## Start

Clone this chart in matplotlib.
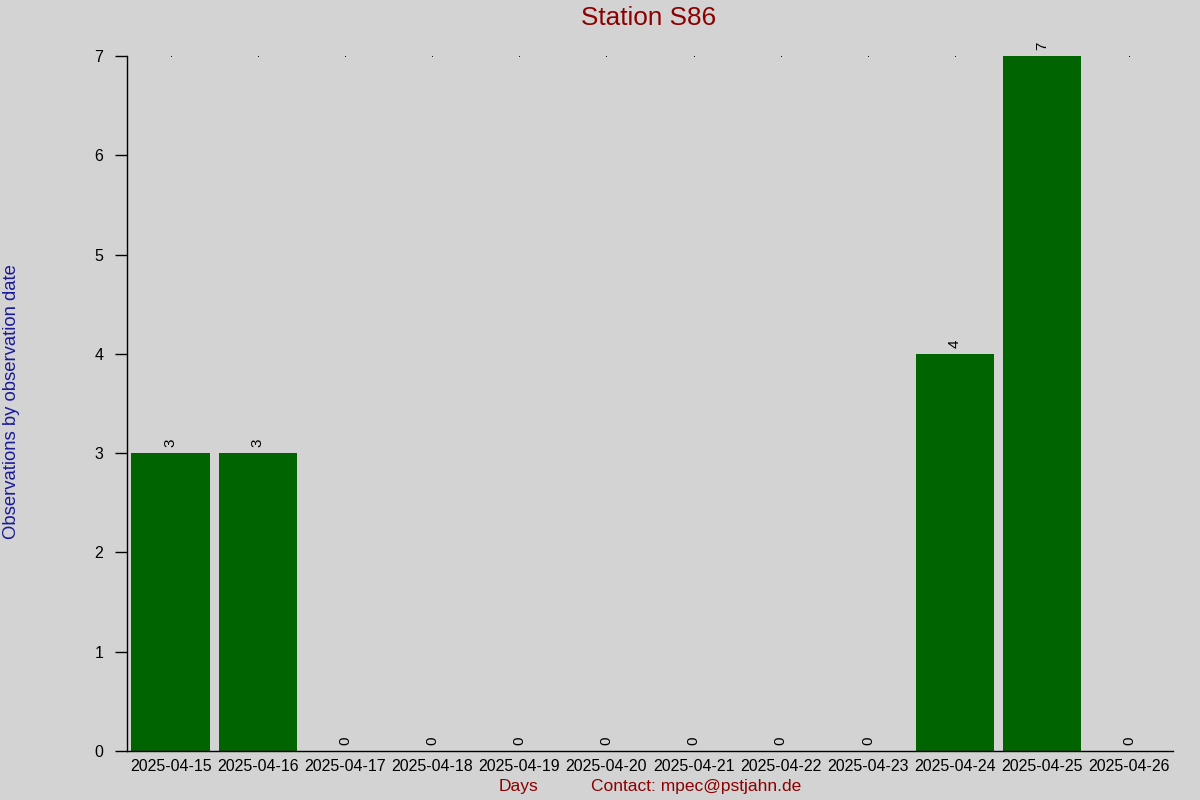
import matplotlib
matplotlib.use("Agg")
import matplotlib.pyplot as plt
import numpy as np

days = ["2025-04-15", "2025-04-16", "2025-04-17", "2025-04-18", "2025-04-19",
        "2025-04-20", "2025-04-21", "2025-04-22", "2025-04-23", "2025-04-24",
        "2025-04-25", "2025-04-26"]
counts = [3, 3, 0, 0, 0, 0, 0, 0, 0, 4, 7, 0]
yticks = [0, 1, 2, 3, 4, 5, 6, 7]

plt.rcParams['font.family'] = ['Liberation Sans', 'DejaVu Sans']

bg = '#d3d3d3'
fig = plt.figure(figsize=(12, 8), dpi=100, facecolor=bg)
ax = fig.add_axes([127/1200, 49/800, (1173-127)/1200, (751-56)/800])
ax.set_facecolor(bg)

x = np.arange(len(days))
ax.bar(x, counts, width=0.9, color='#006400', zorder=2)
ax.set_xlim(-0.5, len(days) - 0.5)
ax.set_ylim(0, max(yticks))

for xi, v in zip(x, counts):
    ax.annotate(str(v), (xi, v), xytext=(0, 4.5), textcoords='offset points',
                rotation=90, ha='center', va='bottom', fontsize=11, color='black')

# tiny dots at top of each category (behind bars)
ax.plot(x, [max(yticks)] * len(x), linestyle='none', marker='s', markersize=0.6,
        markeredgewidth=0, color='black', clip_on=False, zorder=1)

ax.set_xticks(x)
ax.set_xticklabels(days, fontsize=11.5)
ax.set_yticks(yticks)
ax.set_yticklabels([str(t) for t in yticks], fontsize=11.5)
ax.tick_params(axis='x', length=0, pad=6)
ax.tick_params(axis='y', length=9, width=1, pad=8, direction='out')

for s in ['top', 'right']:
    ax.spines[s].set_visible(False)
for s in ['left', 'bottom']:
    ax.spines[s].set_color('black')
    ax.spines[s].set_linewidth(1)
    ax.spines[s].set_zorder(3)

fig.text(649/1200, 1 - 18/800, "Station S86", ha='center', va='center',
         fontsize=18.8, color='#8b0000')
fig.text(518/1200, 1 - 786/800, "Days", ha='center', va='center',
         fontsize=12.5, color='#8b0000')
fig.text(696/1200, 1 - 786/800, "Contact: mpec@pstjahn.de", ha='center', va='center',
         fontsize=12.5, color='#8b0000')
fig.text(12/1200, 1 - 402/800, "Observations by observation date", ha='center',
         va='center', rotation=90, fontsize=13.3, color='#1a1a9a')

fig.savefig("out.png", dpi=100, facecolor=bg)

## End

§ **WRITTEN EXERCISE**: Repeat the lines exactly as they stand, from the opening line of the data through the line with "import numpy as np". Pictures stay out of the copy.

§ **EXERCISE RESULT**:
Clone this chart in matplotlib.
import matplotlib
matplotlib.use("Agg")
import matplotlib.pyplot as plt
import numpy as np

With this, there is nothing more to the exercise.